In just six months, the BayFront team have been part of 18 financings, a blistering start, and all for companies few investors have encountered. The mantra is to find "emerging leaders" in resources and other growth sectors, and sell these stories to institutional investors who set aside a little mad money for growth stocks. In Mr. Berry's case, that approach means tapping deep ties to the U.S. hedge fund crowd.
These individuals all used to work at Canadian dealers that opted to go up market, in search of larger deals that could support a bigger investment bank. BayFront is staying proudly down market, leading small deals for growth companies, and keeping the photocopying to a minimum.
Nomura mining for talent
Japanese investment dealers spent the better part of a decade in a funk, doing very little business in Canadian markets as head office focused on fixing the domestic franchise.
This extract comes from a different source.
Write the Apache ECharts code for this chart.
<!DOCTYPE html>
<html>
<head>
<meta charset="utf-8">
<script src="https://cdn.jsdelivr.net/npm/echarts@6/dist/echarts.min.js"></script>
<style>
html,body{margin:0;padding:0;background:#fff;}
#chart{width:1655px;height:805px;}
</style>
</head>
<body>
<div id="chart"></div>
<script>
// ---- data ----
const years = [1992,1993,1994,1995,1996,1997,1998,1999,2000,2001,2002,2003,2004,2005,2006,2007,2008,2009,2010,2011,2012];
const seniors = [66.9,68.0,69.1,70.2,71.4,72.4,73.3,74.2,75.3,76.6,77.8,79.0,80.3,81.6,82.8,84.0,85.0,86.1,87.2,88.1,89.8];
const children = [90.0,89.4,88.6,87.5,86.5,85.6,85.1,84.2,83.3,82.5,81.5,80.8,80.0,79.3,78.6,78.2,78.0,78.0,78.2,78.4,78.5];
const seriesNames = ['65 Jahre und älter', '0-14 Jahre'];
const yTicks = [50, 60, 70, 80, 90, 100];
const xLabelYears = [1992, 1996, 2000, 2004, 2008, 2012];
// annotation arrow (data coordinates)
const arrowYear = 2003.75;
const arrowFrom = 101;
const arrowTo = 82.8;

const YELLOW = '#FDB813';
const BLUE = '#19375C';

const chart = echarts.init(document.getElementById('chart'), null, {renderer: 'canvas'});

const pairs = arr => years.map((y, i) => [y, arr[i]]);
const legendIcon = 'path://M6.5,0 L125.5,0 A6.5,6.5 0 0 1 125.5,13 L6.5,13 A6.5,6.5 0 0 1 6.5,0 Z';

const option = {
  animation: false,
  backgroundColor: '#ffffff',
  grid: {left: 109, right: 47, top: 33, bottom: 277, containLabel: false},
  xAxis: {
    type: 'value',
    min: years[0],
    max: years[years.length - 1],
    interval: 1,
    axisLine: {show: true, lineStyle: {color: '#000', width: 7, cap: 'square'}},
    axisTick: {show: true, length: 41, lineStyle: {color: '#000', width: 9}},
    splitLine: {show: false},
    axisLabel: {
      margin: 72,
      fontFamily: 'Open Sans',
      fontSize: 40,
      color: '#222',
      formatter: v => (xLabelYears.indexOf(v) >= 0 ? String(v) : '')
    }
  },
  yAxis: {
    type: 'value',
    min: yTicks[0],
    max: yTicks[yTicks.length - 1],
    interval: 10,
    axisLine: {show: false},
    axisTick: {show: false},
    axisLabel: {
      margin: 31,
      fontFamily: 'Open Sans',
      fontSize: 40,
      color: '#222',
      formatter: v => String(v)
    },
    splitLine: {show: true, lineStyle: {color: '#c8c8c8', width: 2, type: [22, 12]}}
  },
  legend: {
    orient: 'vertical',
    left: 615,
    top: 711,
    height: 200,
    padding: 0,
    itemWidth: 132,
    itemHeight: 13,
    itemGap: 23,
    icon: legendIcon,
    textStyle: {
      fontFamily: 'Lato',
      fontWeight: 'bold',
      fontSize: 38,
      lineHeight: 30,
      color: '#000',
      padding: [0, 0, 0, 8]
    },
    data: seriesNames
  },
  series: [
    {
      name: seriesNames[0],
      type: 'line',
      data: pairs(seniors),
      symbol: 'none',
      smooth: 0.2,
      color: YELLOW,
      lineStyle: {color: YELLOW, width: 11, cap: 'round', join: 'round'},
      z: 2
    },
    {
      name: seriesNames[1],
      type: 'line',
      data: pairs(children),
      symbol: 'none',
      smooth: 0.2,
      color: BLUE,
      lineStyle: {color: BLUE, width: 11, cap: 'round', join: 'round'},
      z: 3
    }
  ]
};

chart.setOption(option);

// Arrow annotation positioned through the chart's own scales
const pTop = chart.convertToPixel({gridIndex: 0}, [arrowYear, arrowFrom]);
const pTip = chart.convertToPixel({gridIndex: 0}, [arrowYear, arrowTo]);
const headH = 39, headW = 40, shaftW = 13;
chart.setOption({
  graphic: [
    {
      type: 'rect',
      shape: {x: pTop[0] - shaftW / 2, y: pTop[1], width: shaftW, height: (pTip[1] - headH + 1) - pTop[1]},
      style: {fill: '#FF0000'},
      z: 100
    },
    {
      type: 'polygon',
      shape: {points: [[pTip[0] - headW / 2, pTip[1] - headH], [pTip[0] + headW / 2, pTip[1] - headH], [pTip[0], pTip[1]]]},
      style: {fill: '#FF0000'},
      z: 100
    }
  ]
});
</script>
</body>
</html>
Nomura, Japan's largest brokerage, may be breaking out of that slump, as there was speculation Monday that the dealer landed a top investment banker in the mining space.
Bloomberg is reporting that the chairman of Deutsche Bank AG's Canadian securities unit, Thomas Barber, is heading for Nomura.
Mr. Barber is known as a globe-trotting deal maker at resource companies, with enviable industry relationships. Prior to working for Deutsche Bank, he was a senior banker at Credit Suisse Canada and Morgan Stanley.
CIBC snags Michael Cioffi
There's a new head of the equity trading desk at CIBC World Markets in New York, as RBC Dominion Securities veteran Michael Cioffi joins the firm.
Mr. Cioffi was named on Tuesday as managing director and New York-based head of U.S. cash equities sales trading at the investment dealer arm of CIBC. He will start in September, after a gardening leave.
Mr. Cioffi had the same role at RBC Dominion in New York. The head of CIBC World's equity desk in Toronto, James Beattie, also spent the first part of his career at RBC Dominion.
More tech for Thompson
National Bank Financial promoted from within to fill out its coverage of Canadian technology stocks, with veteran analyst Kris Thompson taking on the wireless and software stocks, in addition to his work on communications equipment manufacturers.
Mr. Thompson joined National Bank Financial two years ago, and he is covering a hardware sector that lost a major domestic name when Nortel went down.
With his new responsibilities, Mr. Thompson will be adding coverage of widely followed stocks such as Research In Motion, CGI Group, Open Text, and MacDonald Dettwiler. He is picking up coverage of a sector that was covered by Richard Tse, who announced last week he is moving to Cormark Securities.